**REQUIRED WORK**. Scan the following material for the string "React" and copy each line in which it appears.
+ + + +
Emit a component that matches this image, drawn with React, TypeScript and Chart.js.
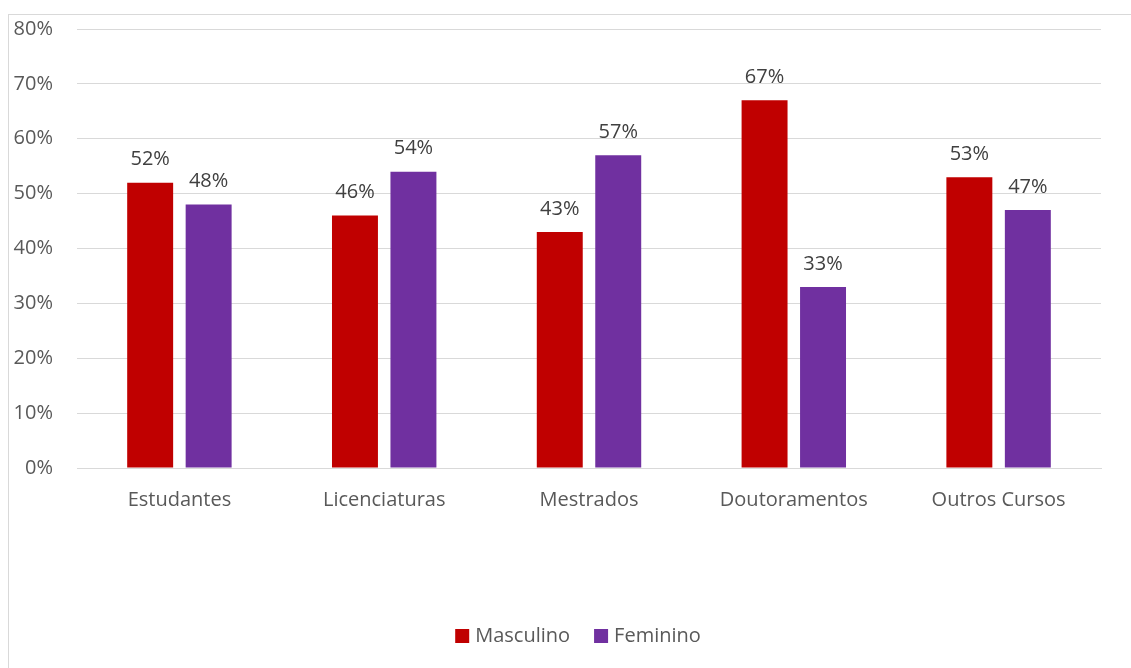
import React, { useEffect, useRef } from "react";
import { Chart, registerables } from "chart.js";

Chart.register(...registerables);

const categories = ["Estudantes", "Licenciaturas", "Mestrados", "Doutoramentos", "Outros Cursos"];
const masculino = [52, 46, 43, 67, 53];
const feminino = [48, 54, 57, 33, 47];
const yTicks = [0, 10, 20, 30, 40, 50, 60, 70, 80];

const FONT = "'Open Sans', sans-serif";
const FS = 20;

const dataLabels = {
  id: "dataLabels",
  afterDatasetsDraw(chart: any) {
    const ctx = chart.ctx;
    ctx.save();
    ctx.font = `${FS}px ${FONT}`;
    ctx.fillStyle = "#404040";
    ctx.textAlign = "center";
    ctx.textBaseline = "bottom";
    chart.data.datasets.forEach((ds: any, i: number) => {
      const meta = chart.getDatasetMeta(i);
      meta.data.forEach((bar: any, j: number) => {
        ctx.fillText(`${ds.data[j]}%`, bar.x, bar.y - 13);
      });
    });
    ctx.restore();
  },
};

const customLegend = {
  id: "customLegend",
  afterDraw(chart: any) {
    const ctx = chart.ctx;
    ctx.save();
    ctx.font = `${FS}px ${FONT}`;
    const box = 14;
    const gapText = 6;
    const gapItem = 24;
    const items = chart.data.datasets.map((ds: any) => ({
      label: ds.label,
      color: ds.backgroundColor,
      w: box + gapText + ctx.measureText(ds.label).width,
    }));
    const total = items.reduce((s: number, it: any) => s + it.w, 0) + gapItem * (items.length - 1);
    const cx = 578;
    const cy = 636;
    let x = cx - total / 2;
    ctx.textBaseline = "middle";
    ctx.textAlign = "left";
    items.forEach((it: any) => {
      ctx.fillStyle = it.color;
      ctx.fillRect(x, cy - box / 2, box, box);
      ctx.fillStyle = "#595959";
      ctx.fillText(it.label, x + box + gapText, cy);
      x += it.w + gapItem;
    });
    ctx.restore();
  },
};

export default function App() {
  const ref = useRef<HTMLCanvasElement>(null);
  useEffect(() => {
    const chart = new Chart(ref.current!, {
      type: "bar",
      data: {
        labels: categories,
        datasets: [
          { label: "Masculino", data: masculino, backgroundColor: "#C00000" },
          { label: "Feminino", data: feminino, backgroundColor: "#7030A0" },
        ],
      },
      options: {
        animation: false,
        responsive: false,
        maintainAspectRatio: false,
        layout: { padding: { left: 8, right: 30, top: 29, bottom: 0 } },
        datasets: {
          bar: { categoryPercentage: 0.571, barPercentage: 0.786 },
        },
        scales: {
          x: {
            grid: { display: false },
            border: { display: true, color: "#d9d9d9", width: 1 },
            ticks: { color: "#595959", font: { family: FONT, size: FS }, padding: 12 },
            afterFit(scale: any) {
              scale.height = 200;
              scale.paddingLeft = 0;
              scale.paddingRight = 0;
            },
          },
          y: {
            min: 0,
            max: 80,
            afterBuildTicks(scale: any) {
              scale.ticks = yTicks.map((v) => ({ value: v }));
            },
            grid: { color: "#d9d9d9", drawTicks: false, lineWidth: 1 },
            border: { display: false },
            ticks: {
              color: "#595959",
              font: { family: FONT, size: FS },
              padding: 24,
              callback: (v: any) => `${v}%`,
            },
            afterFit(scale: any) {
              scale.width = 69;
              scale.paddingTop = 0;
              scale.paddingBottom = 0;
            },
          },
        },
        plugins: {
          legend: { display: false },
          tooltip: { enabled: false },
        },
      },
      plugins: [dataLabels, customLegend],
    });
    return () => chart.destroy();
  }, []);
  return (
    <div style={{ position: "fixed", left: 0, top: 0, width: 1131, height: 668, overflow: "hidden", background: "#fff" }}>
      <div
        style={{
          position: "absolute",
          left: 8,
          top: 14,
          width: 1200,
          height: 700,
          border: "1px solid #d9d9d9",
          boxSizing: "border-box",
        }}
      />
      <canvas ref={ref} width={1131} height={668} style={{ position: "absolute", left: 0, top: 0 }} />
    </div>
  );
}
+ + + +
**WORKED SOLUTION**.
Emit a component that matches this image, drawn with React, TypeScript and Chart.js.
import React, { useEffect, useRef } from "react";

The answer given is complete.